The Housing Issue
What can be expected if the Federal Government becomes an advocate for the middle-class home buyer?
The Federal Government could do 3 things immediately:
They could drive down the cost of lumber.
They could begin drilling for oil.
They could legislatively limit Wall Street’s appetite for single-family homes.
There are most people — You know who they are — They are the ones who think that mortgage rates are the rudder to this housing conundrum. But it’s not JUST mortgage rates, but rather unaffordable building that is the elephant in the room. What we are expecting in this housing market, the corrections necessary, that the new administration ‘could put into effect’ are the following:
Eliminate the egregious tax that was placed on lumbar coming from Canada. The price of lumber in the United States fluctuated widely over the last five years, from a low of $240 per 1,000 board feet in January 2016 to a peak of over $1,500 in April 2021. Currently the cost is $565 per 1,000 board feet. That too is still too high!
And now we need to open up the oil pipelines. Re-open the Keystone Pipeline. The decision to close down the Keystone Pipeline was an act of war against America’s middle-class families. It was a cancerous tax on everything from food, clothing and shelter. It also had an impact on the overall cost of transportation.
The cost for a brand-new Honda Accord in 2019 was about $24,000 list price. In 2024 that price is $29,000 and more.

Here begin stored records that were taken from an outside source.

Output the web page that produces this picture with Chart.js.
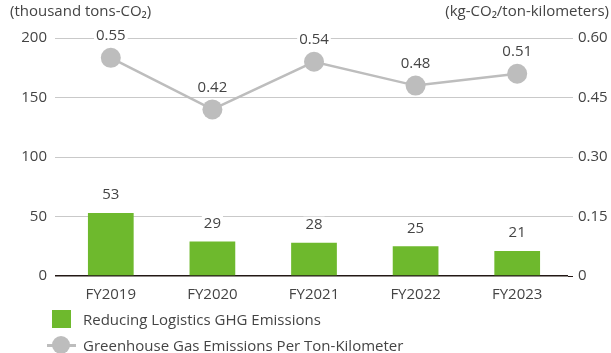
<!DOCTYPE html>
<html>
<head>
<meta charset="utf-8">
<script src="https://cdn.jsdelivr.net/npm/chart.js@4.4.1/dist/chart.umd.min.js"></script>
<style>
  html, body { margin: 0; padding: 0; background: #fff; }
  #wrap { position: relative; width: 611px; height: 353px; }
  #chart { position: absolute; left: 0; top: 0; }
  .legend { position: absolute; left: 0; top: 0; font-family: "Open Sans", sans-serif; font-size: 15px; color: #444; }
  .item { position: absolute; left: 0; height: 20px; white-space: nowrap; }
  .item span.txt { position: absolute; left: 83px; top: 0; line-height: 20px; }
</style>
</head>
<body>
<div id="wrap">
  <canvas id="chart" width="611" height="353"></canvas>
  <div class="legend" id="legend"></div>
</div>
<script>
// Fiscal years on the category axis
const categories = ['FY2019', 'FY2020', 'FY2021', 'FY2022', 'FY2023'];
// Reduction of logistics GHG emissions (thousand tons-CO2), left axis
const reductionValues = [53, 29, 28, 25, 21];
// GHG emissions per ton-kilometer (kg-CO2/ton-kilometers), right axis
const intensityValues = [0.55, 0.42, 0.54, 0.48, 0.51];
// Axis ticks
const leftTicks = [0, 50, 100, 150, 200];
const rightTicks = [0, 0.15, 0.30, 0.45, 0.60];
const leftTitle = '(thousand tons-CO\u2082)';
const rightTitle = '(kg-CO\u2082/ton-kilometers)';
const seriesNames = ['Reducing Logistics GHG Emissions', 'Greenhouse Gas Emissions Per Ton-Kilometer'];

const FONT = '"Open Sans", sans-serif';
const TEXT = '#444444';
const GREEN = '#6EB92D';
const GREY = '#BDBDBD';

// Value labels above bars and points, on a white patch that breaks the grid lines
const valueLabels = {
  id: 'valueLabels',
  afterDatasetsDraw(chart) {
    const ctx = chart.ctx;
    ctx.save();
    ctx.font = '15px ' + FONT;
    ctx.textAlign = 'center';
    ctx.textBaseline = 'middle';
    chart.data.datasets.forEach((ds, di) => {
      const meta = chart.getDatasetMeta(di);
      meta.data.forEach((el, i) => {
        const v = ds.data[i];
        const txt = ds.type === 'line' ? v.toFixed(2) : String(v);
        const x = el.x;
        const y = ds.type === 'line' ? el.y - 22 : el.y - 18;
        const w = ctx.measureText(txt).width;
        ctx.fillStyle = '#ffffff';
        ctx.fillRect(x - w / 2 - 2, y - 8, w + 4, 16);
        ctx.fillStyle = TEXT;
        ctx.fillText(txt, x, y);
      });
    });
    ctx.restore();
  }
};

// Unit captions over each value axis
const unitTitles = {
  id: 'unitTitles',
  afterDraw(chart) {
    const ctx = chart.ctx;
    ctx.save();
    ctx.font = '15px ' + FONT;
    ctx.fillStyle = TEXT;
    ctx.textBaseline = 'middle';
    ctx.textAlign = 'left';
    ctx.fillText(leftTitle, 10, 12);
    ctx.textAlign = 'right';
    ctx.fillText(rightTitle, 609, 12);
    ctx.restore();
  }
};

const chart = new Chart(document.getElementById('chart'), {
  data: {
    labels: categories,
    datasets: [
      {
        type: 'bar',
        label: seriesNames[0],
        data: reductionValues,
        backgroundColor: GREEN,
        yAxisID: 'y',
        barPercentage: 0.9,
        categoryPercentage: 0.5,
        order: 2
      },
      {
        type: 'line',
        label: seriesNames[1],
        data: intensityValues,
        borderColor: GREY,
        backgroundColor: GREY,
        borderWidth: 2.5,
        pointRadius: 10,
        pointHoverRadius: 10,
        pointBackgroundColor: GREY,
        pointBorderWidth: 0,
        yAxisID: 'y1',
        tension: 0,
        order: 1
      }
    ]
  },
  options: {
    responsive: false,
    animation: false,
    events: [],
    layout: { padding: { top: 38, bottom: 0, left: 0, right: 0 } },
    plugins: {
      legend: { display: false },
      tooltip: { enabled: false }
    },
    scales: {
      x: {
        grid: { display: false },
        border: { display: false },
        ticks: { color: TEXT, font: { family: FONT, size: 15 }, padding: 2 },
        afterFit(s) { s.height = 77; }
      },
      y: {
        position: 'left',
        min: 0, max: 200,
        afterBuildTicks(s) { s.ticks = leftTicks.map(v => ({ value: v })); },
        grid: {
          color: c => c.tick && c.tick.value === 0 ? '#231815' : '#C9C9C9',
          lineWidth: c => c.tick && c.tick.value === 0 ? 1.5 : 1,
          drawTicks: true,
          tickLength: 5
        },
        border: { display: false },
        ticks: { color: TEXT, font: { family: FONT, size: 15 }, padding: 8 },
        afterFit(s) { s.width = 60; }
      },
      y1: {
        position: 'right',
        min: 0, max: 0.6,
        afterBuildTicks(s) { s.ticks = rightTicks.map(v => ({ value: v })); },
        grid: { drawOnChartArea: false, drawTicks: true, tickLength: 5, color: c => c.tick && c.tick.value === 0 ? '#231815' : '#C9C9C9' },
        border: { display: false },
        ticks: {
          color: TEXT, font: { family: FONT, size: 15 }, padding: 5,
          callback: v => v === 0 ? '0' : v.toFixed(2)
        },
        afterFit(s) { s.width = 43; }
      }
    }
  },
  plugins: [valueLabels, unitTitles]
});

// Legend below the chart, built from the chart's datasets
const legend = document.getElementById('legend');
chart.data.datasets.forEach((ds, i) => {
  const item = document.createElement('div');
  item.className = 'item';
  item.style.top = (i === 0 ? 309 : 335) + 'px';
  const mark = document.createElement('div');
  if (ds.type === 'bar') {
    mark.style.cssText = 'position:absolute;left:52px;top:1px;width:19px;height:18px;background:' + ds.backgroundColor;
    item.appendChild(mark);
  } else {
    mark.style.cssText = 'position:absolute;left:47px;top:9px;width:29px;height:2.5px;background:' + ds.borderColor;
    const dot = document.createElement('div');
    dot.style.cssText = 'position:absolute;left:52px;top:1px;width:18px;height:18px;border-radius:50%;background:' + ds.pointBackgroundColor;
    item.appendChild(mark);
    item.appendChild(dot);
  }
  const txt = document.createElement('span');
  txt.className = 'txt';
  txt.textContent = ds.label;
  item.appendChild(txt);
  legend.appendChild(item);
});
</script>
</body>
</html>
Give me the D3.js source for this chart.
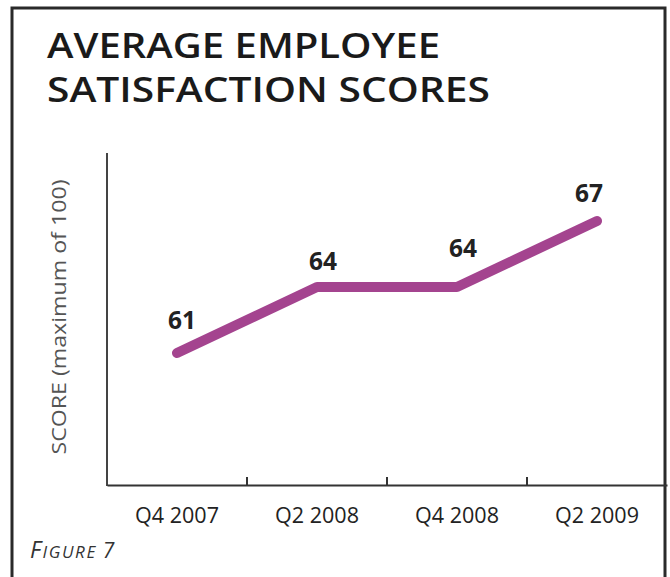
<!DOCTYPE html>
<html><head><meta charset="utf-8">
<script src="https://cdn.jsdelivr.net/npm/d3@7"></script>
<style>body{margin:0;background:#fff}svg{display:block}</style>
</head><body>
<svg id="c" width="670" height="577"></svg>
<script>
const categories = ["Q4 2007", "Q2 2008", "Q4 2008", "Q2 2009"];
const scores = [61, 64, 64, 67];
const labels = ["61", "64", "64", "67"];

const svg = d3.select("#c");
// frame
svg.append("path").attr("d", "M12,580 V8 H665 V580").attr("fill","none").attr("stroke","#2a2a2a").attr("stroke-width",3);

svg.append("text").attr("x",47).attr("y",58).attr("font-family","Open Sans, sans-serif").attr("font-weight",600)
  .attr("font-size",35).attr("fill","#1a1a1a").attr("textLength",393).attr("lengthAdjust","spacingAndGlyphs").text("AVERAGE EMPLOYEE");
svg.append("text").attr("x",47).attr("y",102).attr("font-family","Open Sans, sans-serif").attr("font-weight",600)
  .attr("font-size",35).attr("fill","#1a1a1a").attr("textLength",443).attr("lengthAdjust","spacingAndGlyphs").text("SATISFACTION SCORES");

const x = d3.scaleBand().domain(categories).range([107, 667]);
const y = d3.scaleLinear().domain([55, 70]).range([485, 155]);

// axes
svg.append("line").attr("x1",107).attr("x2",107).attr("y1",153).attr("y2",486).attr("stroke","#444").attr("stroke-width",2);
const xa = svg.append("g").attr("transform","translate(0,485)")
  .call(d3.axisBottom(x).tickSize(0).tickPadding(22));
xa.select(".domain").attr("stroke","#333").attr("stroke-width",2);
xa.selectAll("text").attr("font-family","Open Sans, sans-serif").attr("font-size",22).attr("fill","#222")
  .attr("textLength",84).attr("lengthAdjust","spacingAndGlyphs");
categories.slice(1).forEach(c=>{
  svg.append("line").attr("x1",x(c)).attr("x2",x(c)).attr("y1",477).attr("y2",485).attr("stroke","#333").attr("stroke-width",2);
});

svg.append("text").attr("transform","translate(66,317) rotate(-90)").attr("text-anchor","middle")
  .attr("font-family","Open Sans, sans-serif").attr("font-size",20).attr("fill","#555")
  .attr("textLength",275).attr("lengthAdjust","spacingAndGlyphs").text("SCORE (maximum of 100)");

const line = d3.line().x((d,i)=>x(categories[i])+x.bandwidth()/2).y(d=>y(d));
svg.append("path").datum(scores).attr("d",line).attr("fill","none").attr("stroke","#a4448f")
  .attr("stroke-width",10).attr("stroke-linecap","round").attr("stroke-linejoin","round");

const dx = [5, 6, 6, -8], dy = [-24, -17, -30, -19];
svg.selectAll(".lbl").data(scores).join("text").attr("class","lbl")
  .attr("x",(d,i)=>x(categories[i])+x.bandwidth()/2+dx[i]).attr("y",(d,i)=>y(d)+dy[i])
  .attr("text-anchor","middle").attr("font-family","Open Sans, sans-serif")
  .attr("font-weight","bold").attr("font-size",25).attr("fill","#222")
  .attr("textLength",28).attr("lengthAdjust","spacingAndGlyphs").text((d,i)=>labels[i]);

const fig = svg.append("text").attr("x",30).attr("y",558).attr("font-family","Open Sans, sans-serif")
  .attr("font-style","italic").attr("fill","#333").attr("letter-spacing",1.6);
fig.append("tspan").attr("font-size",23).text("F");
fig.append("tspan").attr("font-size",17).text("IGURE ");
fig.append("tspan").attr("font-size",21).text("7");
</script>
</body></html>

And finally, we need to limit the number of single-family homes that are bought by Wall Street. By 2022, investors accounted for nearly 30% of sales of single-family homes, up from an average of 16% just three years earlier. In some cities, institutional investors account for a far higher share of single-family homes.
New Jersey homeowners are holding their breath as they wait for mortgage rates to respond to recent Fed interest rate cuts. Even after a cut in September and another smaller reduction yesterday, the average rate for a 30-year fixed mortgage remains high at 6.79%, according to Freddie Mac. This is a stark contrast to the pre-pandemic rate of around 4% that many New Jersey residents enjoyed, putting a strain on both buyers and those looking to refinance.
In the past five weeks, mortgage rates have jumped 67 basis points, marking the sharpest rise in two years, per the Mortgage Bankers Association. This increase is creating a bottleneck in the New Jersey housing market, where home prices are already high, and affordability is a significant concern.
So, is it a seller’s or a buyer’s market in New Jersey? At this point, it’s neither. The high rates are putting both sellers and buyers in a holding pattern, with limited movement in the market. And for New Jersey homeowners hoping to refinance at lower rates, patience is essential.
So, it is possible that as building supply costs drop, we can hope that housing supply will open up.
So, is it a seller’s or a buyer’s market in New Jersey? At this point, it’s neither. The high rates are putting both sellers and buyers in a holding pattern, with limited movement in the market. And for New Jersey homeowners hoping to refinance at lower rates, patience is essential.
The final issue that should be addressed is the real estate taxes in New Jersey. Until the state gets a wake-up call to lower their budgets, residents will continue to flee the Garden State.